What is expected
Pull out the lines from the line containing "Emit a component" through the line containing "import * as", both lines included, and copy them exactly.

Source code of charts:

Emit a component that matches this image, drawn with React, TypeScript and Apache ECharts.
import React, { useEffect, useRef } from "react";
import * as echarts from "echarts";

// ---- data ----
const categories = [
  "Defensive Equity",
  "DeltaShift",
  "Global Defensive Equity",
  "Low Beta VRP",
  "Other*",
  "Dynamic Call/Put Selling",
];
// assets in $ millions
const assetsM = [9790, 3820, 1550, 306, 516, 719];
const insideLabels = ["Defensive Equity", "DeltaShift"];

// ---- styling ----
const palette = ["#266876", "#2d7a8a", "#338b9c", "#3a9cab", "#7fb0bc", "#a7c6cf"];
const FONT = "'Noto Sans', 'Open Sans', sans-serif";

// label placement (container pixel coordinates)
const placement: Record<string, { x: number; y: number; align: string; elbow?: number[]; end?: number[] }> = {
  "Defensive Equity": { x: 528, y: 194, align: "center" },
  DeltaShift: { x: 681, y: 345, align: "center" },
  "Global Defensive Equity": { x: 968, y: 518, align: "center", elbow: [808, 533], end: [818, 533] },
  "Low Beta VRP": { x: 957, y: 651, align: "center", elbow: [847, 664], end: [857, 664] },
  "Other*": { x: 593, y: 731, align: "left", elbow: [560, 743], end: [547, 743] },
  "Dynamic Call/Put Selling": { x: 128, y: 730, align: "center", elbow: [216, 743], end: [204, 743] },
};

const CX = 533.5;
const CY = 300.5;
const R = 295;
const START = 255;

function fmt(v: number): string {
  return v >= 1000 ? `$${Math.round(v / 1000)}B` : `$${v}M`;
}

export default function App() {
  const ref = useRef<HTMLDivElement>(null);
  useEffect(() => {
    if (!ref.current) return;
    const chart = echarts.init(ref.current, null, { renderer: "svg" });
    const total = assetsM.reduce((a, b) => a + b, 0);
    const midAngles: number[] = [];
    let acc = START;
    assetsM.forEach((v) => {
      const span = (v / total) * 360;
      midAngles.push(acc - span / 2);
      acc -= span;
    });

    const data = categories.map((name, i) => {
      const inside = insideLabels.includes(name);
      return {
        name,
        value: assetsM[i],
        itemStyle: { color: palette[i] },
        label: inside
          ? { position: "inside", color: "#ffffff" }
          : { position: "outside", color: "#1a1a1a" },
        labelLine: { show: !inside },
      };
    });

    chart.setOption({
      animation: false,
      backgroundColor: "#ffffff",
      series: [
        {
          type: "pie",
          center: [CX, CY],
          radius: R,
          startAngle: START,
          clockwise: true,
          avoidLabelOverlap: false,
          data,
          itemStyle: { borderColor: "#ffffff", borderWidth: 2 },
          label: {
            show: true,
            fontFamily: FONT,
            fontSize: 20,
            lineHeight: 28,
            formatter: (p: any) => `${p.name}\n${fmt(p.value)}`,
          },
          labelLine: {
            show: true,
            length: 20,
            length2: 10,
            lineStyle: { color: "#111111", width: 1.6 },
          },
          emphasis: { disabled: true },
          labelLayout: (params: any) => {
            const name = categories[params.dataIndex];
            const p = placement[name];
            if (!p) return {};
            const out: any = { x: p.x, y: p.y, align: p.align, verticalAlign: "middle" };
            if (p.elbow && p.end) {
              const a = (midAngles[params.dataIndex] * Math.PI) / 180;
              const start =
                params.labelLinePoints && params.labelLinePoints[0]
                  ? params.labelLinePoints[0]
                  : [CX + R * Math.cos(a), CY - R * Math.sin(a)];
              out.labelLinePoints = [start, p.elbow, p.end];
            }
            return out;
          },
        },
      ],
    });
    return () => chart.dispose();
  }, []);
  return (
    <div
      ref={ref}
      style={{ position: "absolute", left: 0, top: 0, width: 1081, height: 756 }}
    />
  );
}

==

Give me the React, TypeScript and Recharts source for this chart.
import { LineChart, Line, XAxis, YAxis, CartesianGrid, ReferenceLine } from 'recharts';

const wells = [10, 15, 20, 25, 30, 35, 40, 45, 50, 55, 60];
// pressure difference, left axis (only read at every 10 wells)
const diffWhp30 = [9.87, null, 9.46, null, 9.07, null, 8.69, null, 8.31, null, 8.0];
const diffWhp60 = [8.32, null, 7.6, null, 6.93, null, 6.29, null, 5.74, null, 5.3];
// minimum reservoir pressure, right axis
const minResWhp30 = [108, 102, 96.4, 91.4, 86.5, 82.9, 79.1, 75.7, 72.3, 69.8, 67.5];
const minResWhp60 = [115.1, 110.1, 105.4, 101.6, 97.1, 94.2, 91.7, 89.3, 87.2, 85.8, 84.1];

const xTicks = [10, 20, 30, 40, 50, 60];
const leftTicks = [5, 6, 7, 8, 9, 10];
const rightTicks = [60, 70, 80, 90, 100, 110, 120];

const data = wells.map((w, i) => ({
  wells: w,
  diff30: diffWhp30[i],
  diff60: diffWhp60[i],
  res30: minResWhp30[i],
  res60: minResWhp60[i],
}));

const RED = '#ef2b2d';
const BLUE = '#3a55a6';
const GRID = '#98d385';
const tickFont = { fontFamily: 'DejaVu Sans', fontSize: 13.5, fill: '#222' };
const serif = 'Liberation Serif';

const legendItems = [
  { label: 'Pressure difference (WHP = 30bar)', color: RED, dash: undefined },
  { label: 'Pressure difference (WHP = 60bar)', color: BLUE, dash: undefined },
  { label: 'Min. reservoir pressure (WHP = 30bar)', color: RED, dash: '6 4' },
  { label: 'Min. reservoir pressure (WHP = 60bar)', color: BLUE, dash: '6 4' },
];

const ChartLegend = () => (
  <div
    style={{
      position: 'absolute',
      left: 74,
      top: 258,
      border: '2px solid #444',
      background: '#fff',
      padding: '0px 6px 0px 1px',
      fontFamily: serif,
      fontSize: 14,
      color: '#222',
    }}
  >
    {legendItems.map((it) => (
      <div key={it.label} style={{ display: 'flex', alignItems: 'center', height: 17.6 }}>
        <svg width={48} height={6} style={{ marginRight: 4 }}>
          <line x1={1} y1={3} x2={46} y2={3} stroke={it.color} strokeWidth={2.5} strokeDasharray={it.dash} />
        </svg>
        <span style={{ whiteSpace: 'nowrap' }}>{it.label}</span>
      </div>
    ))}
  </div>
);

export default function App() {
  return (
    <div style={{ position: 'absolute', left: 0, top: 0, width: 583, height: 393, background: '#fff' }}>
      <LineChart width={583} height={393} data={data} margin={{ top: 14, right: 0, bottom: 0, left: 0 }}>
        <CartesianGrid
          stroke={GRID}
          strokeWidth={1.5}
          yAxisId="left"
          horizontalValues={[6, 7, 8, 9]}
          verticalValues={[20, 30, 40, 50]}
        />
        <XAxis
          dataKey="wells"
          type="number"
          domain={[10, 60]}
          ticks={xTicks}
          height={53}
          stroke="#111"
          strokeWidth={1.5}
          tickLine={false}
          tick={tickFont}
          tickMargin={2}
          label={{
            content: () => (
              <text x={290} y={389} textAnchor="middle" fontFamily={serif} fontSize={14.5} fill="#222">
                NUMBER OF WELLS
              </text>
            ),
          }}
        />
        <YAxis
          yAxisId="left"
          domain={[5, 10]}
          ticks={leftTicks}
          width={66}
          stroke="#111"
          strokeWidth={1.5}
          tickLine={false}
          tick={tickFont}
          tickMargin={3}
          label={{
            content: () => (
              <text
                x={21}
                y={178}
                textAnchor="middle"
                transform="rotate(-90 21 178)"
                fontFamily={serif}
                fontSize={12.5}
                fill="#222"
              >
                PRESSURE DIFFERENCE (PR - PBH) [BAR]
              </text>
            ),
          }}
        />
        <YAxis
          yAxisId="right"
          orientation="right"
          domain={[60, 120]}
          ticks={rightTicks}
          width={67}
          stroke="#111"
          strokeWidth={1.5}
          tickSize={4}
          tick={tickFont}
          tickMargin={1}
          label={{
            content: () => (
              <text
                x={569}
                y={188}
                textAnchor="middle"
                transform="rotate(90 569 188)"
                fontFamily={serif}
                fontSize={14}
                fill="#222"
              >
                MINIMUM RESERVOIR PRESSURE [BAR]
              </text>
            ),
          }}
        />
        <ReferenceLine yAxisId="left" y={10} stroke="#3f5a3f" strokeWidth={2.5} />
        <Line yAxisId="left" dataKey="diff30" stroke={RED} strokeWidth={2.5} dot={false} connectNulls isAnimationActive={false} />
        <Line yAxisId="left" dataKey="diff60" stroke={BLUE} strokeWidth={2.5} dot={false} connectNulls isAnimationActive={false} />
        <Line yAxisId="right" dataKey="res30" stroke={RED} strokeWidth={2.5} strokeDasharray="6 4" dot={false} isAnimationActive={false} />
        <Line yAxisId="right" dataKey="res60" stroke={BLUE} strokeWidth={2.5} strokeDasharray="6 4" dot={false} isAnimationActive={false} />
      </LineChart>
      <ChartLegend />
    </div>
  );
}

Written solution
Emit a component that matches this image, drawn with React, TypeScript and Apache ECharts.
import React, { useEffect, useRef } from "react";
import * as echarts from "echarts";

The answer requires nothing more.